[START OF Material]

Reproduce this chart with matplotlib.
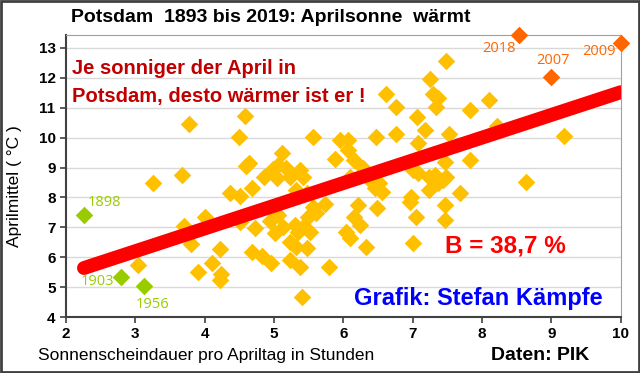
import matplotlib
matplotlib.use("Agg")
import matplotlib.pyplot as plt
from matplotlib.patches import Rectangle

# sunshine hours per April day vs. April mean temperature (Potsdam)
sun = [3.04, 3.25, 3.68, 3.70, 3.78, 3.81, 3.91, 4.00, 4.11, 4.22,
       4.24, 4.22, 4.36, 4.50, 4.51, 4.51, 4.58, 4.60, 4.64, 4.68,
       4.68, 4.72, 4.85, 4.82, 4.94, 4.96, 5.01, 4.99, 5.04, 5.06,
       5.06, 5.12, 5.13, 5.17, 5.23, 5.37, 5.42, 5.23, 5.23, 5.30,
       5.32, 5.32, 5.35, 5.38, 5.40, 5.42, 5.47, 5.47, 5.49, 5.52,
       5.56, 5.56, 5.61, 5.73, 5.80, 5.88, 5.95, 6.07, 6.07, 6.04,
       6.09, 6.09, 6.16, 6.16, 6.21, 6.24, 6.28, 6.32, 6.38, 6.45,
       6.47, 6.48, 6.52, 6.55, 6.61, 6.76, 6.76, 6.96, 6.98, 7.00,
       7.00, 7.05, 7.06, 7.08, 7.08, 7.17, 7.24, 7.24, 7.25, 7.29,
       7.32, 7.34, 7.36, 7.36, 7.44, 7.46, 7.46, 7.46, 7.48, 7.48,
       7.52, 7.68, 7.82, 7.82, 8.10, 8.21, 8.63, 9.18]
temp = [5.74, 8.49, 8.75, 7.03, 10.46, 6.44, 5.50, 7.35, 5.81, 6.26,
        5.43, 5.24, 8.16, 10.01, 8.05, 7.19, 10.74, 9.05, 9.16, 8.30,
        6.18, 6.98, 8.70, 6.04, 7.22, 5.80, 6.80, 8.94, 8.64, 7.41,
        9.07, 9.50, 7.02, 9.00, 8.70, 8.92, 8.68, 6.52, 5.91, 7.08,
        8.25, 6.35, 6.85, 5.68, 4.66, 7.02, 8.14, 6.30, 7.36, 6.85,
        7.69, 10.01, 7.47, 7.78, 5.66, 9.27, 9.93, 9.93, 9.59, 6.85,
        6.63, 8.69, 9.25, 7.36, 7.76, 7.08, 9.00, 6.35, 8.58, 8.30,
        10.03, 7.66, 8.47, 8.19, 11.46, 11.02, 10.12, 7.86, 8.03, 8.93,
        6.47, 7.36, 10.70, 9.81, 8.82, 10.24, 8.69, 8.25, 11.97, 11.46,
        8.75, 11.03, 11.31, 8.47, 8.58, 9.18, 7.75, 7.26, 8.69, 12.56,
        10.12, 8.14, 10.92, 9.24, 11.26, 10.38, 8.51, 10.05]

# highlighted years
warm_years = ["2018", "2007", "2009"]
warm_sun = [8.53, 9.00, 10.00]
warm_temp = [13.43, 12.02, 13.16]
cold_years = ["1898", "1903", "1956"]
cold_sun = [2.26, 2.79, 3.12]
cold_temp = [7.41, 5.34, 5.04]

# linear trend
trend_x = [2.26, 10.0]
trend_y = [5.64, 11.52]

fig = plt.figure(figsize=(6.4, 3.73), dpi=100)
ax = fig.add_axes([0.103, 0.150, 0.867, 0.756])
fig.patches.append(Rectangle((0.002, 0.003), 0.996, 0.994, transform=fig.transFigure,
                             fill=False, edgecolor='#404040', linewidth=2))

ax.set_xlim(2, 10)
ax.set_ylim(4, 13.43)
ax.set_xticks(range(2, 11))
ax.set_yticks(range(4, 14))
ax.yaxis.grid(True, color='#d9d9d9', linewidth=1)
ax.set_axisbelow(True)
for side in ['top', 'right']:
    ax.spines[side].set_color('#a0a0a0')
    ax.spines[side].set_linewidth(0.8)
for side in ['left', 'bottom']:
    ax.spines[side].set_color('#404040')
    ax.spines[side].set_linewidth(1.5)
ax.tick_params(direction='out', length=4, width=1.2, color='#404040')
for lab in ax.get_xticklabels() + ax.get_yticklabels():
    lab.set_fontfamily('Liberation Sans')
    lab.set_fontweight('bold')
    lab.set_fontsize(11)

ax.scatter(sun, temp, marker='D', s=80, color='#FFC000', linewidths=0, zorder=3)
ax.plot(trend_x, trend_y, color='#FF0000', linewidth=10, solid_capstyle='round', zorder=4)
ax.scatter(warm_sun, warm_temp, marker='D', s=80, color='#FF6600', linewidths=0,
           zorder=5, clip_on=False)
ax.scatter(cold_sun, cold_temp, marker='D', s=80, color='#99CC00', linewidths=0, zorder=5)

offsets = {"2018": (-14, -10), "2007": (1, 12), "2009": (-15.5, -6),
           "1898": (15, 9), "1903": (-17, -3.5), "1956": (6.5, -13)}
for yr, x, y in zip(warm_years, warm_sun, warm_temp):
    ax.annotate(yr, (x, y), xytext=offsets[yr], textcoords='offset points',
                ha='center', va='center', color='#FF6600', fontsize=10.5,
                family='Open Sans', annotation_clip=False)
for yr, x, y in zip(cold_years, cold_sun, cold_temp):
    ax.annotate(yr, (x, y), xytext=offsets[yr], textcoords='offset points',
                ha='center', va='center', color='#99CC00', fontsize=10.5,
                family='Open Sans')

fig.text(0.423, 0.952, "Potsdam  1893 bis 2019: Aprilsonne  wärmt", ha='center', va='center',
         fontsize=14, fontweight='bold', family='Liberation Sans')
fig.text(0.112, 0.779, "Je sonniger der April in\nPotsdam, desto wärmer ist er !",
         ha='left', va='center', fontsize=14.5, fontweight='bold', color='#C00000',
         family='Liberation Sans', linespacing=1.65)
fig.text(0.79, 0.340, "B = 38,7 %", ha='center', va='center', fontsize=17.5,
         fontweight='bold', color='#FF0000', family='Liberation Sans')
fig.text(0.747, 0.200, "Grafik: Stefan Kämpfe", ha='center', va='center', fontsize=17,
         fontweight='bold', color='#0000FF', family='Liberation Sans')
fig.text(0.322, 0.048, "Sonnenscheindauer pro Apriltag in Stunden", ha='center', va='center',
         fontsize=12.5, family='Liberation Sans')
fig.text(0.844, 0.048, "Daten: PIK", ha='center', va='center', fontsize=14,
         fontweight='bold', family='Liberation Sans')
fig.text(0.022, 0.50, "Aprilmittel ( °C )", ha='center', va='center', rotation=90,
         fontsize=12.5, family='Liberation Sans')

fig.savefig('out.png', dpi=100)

[END OF Material]

Write out the lines from the start of the material to the line with "from matplotlib.patches import Rectangle", inclusive and exactly. Skip the pictures.

Reproduce this chart with matplotlib.
import matplotlib
matplotlib.use("Agg")
import matplotlib.pyplot as plt
from matplotlib.patches import Rectangle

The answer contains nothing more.